→ Task instructions:
The lines to extract run from the start of the records through the line with "import plotly.graph_objects as go", both ends included; drop the pictures.

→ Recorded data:
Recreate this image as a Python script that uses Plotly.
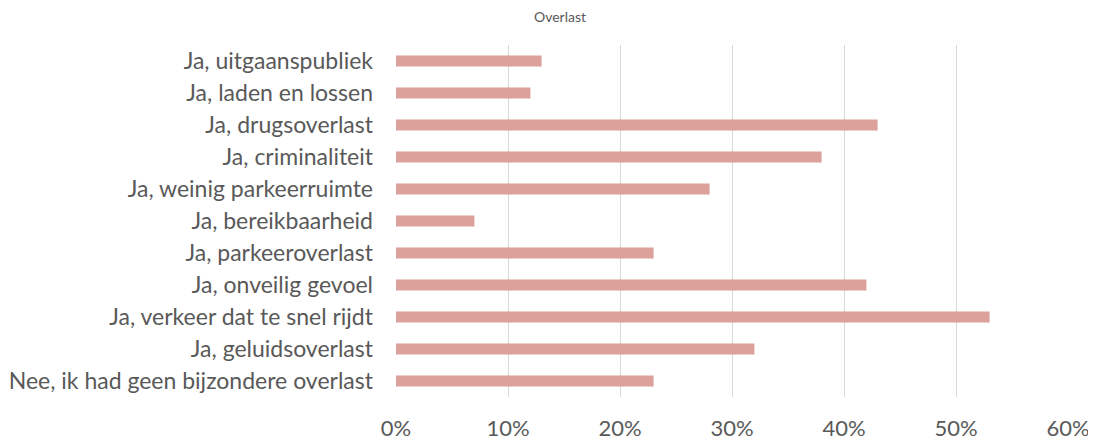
import plotly.graph_objects as go

categories = [
    "Ja, uitgaanspubliek",
    "Ja, laden en lossen",
    "Ja, drugsoverlast",
    "Ja, criminaliteit",
    "Ja, weinig parkeerruimte",
    "Ja, bereikbaarheid",
    "Ja, parkeeroverlast",
    "Ja, onveilig gevoel",
    "Ja, verkeer dat te snel rijdt",
    "Ja, geluidsoverlast",
    "Nee, ik had geen bijzondere overlast",
]
shares = [0.13, 0.12, 0.43, 0.38, 0.28, 0.07, 0.23, 0.42, 0.53, 0.32, 0.23]
x_ticks = [0, 0.1, 0.2, 0.3, 0.4, 0.5, 0.6]

fig = go.Figure(
    go.Bar(
        x=shares,
        y=categories,
        orientation="h",
        marker=dict(color="#dba19a", line=dict(width=0)),
        width=0.35,
    )
)

# page body adds 8px on top/left, so the figure is 8px smaller than the window
fig.update_layout(
    width=1088,
    height=435,
    margin=dict(l=388, r=28, t=37, b=46),
    paper_bgcolor="white",
    plot_bgcolor="white",
    font=dict(family="Lato, Open Sans, sans-serif", color="#595959", size=23),
    showlegend=False,
)
# chart title sits just above the plot area
fig.add_annotation(
    text="Overlast",
    xref="paper",
    yref="paper",
    x=0.244,
    y=1.08,
    xanchor="center",
    yanchor="middle",
    showarrow=False,
    font=dict(size=14, color="#595959"),
)
fig.update_xaxes(
    range=[0, 0.6],
    tickvals=x_ticks,
    tickformat=".0%",
    tickfont=dict(size=22),
    showgrid=True,
    gridcolor="#d9d9d9",
    gridwidth=1,
    zeroline=False,
    showline=False,
    automargin=False,
    ticklabelstandoff=16,
)
fig.update_yaxes(
    autorange="reversed",
    showgrid=False,
    showline=False,
    automargin=False,
    ticklabelstandoff=22,
)

fig.write_html("out.html")
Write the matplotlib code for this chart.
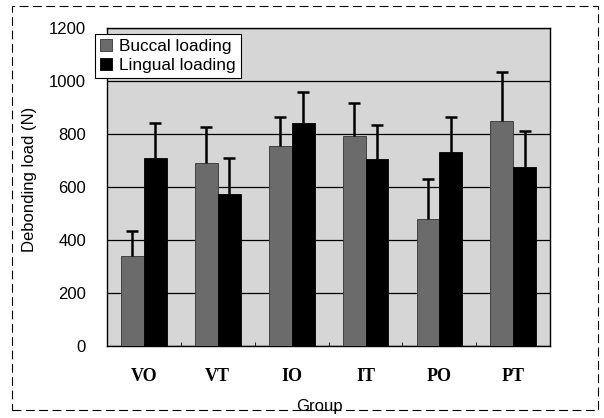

→ Finished answer:
Recreate this image as a Python script that uses Plotly.
import plotly.graph_objects as go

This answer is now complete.